While Hall and his daughter — Tag & Title Service of Maryland owner Beth Hall – listened intently and took copious notes, teams of students shared what they learned about a variety of companies and organizations, including Food Lion, Target, Fort Meade, and Under Armour. As each of the two-member student teams finished their presentations, the Halls and other judges asked questions designed to see how much the students had learned in their research.
Later, as the morning portion of the presentations concluded, Yuan asked Joe Hall to share what he has learned during his three decades as a business owner.
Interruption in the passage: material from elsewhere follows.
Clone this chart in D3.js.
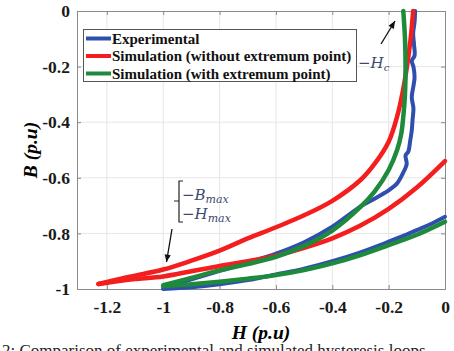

“I started from nowhere more than 30 years ago,” Hall recalled. “I worked extremely hard to get the business to where it is today. What I learned along the way is that it’s more than just a business. It’s become a second family to me. The people who work with me depend on this business for their livelihoods and to support their families.
“Through the years I learned it wasn’t just about me anymore,” he added. “It was about everyone who works with me and their families. I would tell the students here today to be sure to remember that if or when they have their own companies. It’s one of the most important lessons I learned as a small business owner.”
The purpose of Professor Yuan’s business competition project was two-fold: for students to investigate some of the largest employers in Anne Arundel County, and to give them experience in preparing and delivering a business presentation.
“In the business world, you will be expected to communicate your activities and projects through individual or group presentations,” Yuan told the students. “Many of you will graduate and obtain employment in the public and private sectors. Eventually several of you will start our own businesses in the county. This activity brings together the many aspects of business, while focusing on the larger private sector employers.”
Joe Hall said that despite the students’ youth and lack of real-life business experience, their presentations were impressive.
“The students overall showed a great deal of enthusiasm in presenting the research and arguments for their various companies value to the marketplace,” Hall noted. “It is gratifying to see they were appreciative and very receptive to the suggestions of myself and my fellow judges.
“It was obvious that the student partners had worked hard to create a credible presentation,” he added.